Much of the immigration to British Colonial America was composed of Englishmen and continental peoples seeking escape from religious persecution in their homeland. Yet, being almost if not entirely the captives of their age, toleration was a concept largely unknown to them. The stories of Roger Williams and of Anne Hutchinson, expelled from their colonies, and of Quakers and Baptists tied to carts and dragged through colonial towns to be lashed by the populace, is testimony that the majority of the colonists were as insistent upon a special brand of religion as had been their own oppressors. But ultimately, perhaps because of the very diversity of sects and the inescapable necessity of living and working together, the tolerance of religious freedom preached by Williams and practiced in Rhode Island was generally recognized as desirable--so much so that an express safeguard for religious freedom was demanded and secured in the First Amendment.

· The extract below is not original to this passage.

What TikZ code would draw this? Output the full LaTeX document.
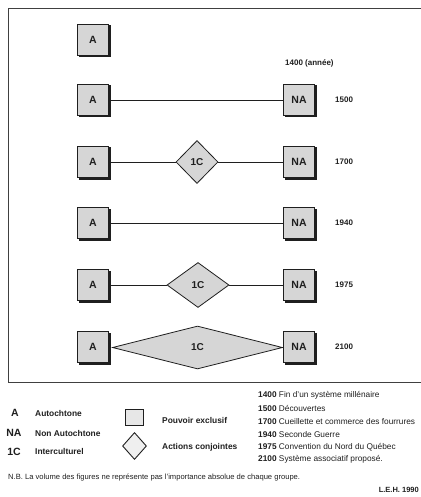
\documentclass[tikz,border=0pt]{standalone}
\usepackage{fontspec}
\setmainfont{Liberation Sans}
\usetikzlibrary{shapes.geometric}
\definecolor{boxfill}{gray}{0.84}
\definecolor{inkc}{gray}{0.12}
\tikzset{
  pbox/.style={draw=inkc, line width=0.9pt, fill=boxfill, minimum width=31pt, minimum height=31pt, inner sep=0pt, font=\fontsize{10.5}{11}\selectfont\bfseries, text=inkc},
  idia/.style={draw=inkc, line width=0.8pt, fill=boxfill, diamond, inner sep=0pt, font=\fontsize{10}{11}\selectfont\bfseries, text=inkc},
  conn/.style={draw=inkc, line width=0.7pt},
  yr/.style={anchor=west, inner sep=0pt, font=\fontsize{8}{9}\selectfont\bfseries, text=inkc},
  leg/.style={anchor=west, inner sep=0pt, font=\fontsize{8.4}{9}\selectfont\bfseries, text=inkc},
  legbig/.style={anchor=center, inner sep=0pt, font=\fontsize{10.5}{11}\selectfont\bfseries, text=inkc},
  lst/.style={anchor=west, inner sep=0pt, font=\fontsize{8.3}{9}\selectfont, text=inkc},
  shad/.style={fill=inkc}
}
\newcommand{\shbox}[4]{% name, x, y, label
  \fill[shad] (#2-14.5,#3-14.5) rectangle (#2+17.5,#3+17.5);
  \node[pbox] (#1) at (#2,#3) {#4};
}
\begin{document}
\begin{tikzpicture}[x=1pt,y=-1pt]
\useasboundingbox (0,0) rectangle (420,497);
% frame
\draw[draw=inkc!85, line width=1pt] (426,9) -- (8,9) -- (8,382) -- (426,382);
% rows
\shbox{a1}{93}{40}{A}
\shbox{a2}{93}{100}{A}
\shbox{na2}{299}{100}{NA}
\shbox{a3}{93}{162}{A}
\shbox{na3}{299}{162}{NA}
\shbox{a4}{93}{223}{A}
\shbox{na4}{299}{223}{NA}
\shbox{a5}{93}{285}{A}
\shbox{na5}{299}{285}{NA}
\shbox{a6}{93}{347}{A}
\shbox{na6}{299}{347}{NA}
\node[idia, minimum width=42pt, minimum height=43pt] (c3) at (197,162) {1C};
\node[idia, minimum width=62pt, minimum height=45pt] (c5) at (198,285) {1C};
\node[idia, minimum width=170pt, minimum height=43pt] (c6) at (197.5,347.5) {1C};
\draw[conn] (a2) -- (na2);
\draw[conn] (a3) -- (c3);
\draw[conn] (c3) -- (na3);
\draw[conn] (a4) -- (na4);
\draw[conn] (a5) -- (c5);
\draw[conn] (c5) -- (na5);
% year labels
\node[yr] (y1400) at (285,63) {1400 (année)};
\node[yr] (y1500) at (335,100) {1500};
\node[yr] (y1700) at (335,162) {1700};
\node[yr] (y1940) at (335,223) {1940};
\node[yr] (y1975) at (335,285) {1975};
\node[yr] (y2100) at (335,347) {2100};
% legend
\node[legbig] (lA) at (15,413) {A};
\node[legbig] (lNA) at (14,433) {NA};
\node[legbig] (l1C) at (14,452) {1C};
\node[leg] (tA) at (35,413) {Autochtone};
\node[leg] (tNA) at (35,433) {Non Autochtone};
\node[leg] (t1C) at (35,451) {Interculturel};
\node[draw=inkc, line width=0.9pt, fill=boxfill!60, minimum width=18pt, minimum height=16pt, inner sep=0pt] (lbox) at (134,417.5) {};
\node[draw=inkc, line width=0.9pt, fill=boxfill!40, diamond, inner sep=0pt, minimum width=24pt, minimum height=27pt] (ldia) at (134.5,446) {};
\node[leg] (tbox) at (162,420) {Pouvoir exclusif};
\node[leg] (tdia) at (162,447) {Actions conjointes};
\node[lst] (e1) at (258,395) {\textbf{1400}\ Fin d'un système millénaire};
\node[lst] (e2) at (258,408) {\textbf{1500}\ Découvertes};
\node[lst] (e3) at (258,421.5) {\textbf{1700}\ Cueillette et commerce des fourrures};
\node[lst] (e4) at (258,434.5) {\textbf{1940}\ Seconde Guerre};
\node[lst] (e5) at (258,447) {\textbf{1975}\ Convention du Nord du Québec};
\node[lst] (e6) at (258,459.5) {\textbf{2100}\ Système associatif proposé.};
\node[anchor=west, inner sep=0pt, font=\fontsize{7.6}{8}\selectfont, text=inkc] (nb) at (8,477) {N.B. La volume des figures ne représente pas l'importance absolue de chaque groupe.};
\node[anchor=east, inner sep=0pt, font=\fontsize{7.5}{8}\selectfont\bfseries, text=inkc] (leh) at (419,490) {L.E.H. 1990};
\end{tikzpicture}
\end{document}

Under that safeguard the right to hold whatever opinion on religion that one may wish has hardly been challenged. But when opinion turns to practice state authority may prevail. Jefferson, in his "Act Establishing Religious Freedom" in the state of Virginia discusses the distinction. He wrote, in part:
. . . to suffer the civil magistrate to intrude his powers into the field of opinion and to restrain the profession or propagation of principles on supposition of their ill tendency is a dangerous fallacy, which at once destroys all religious liberty. . . . it is time enough for the rightful purposes of civil government for its officers to interfere when principles break out into overt acts against peace and good order. . . .
As noted earlier, most of the few Supreme Court decisions on religion in the nineteenth century were in support of the above principle. Such cases could come before the Court only from territories subject to Congress, or from contests wherein a determination of state or federal function was required. Not until the Court interpreted the Fourteenth Amendment's "due process of law" clause as constituting a safeguard against invasions of religious liberty by states were many religious cases likely. The decisions bearing on religion during the last fifteen years have been more numerous and probably more productive of important case law than were all the preceding cases involving religion.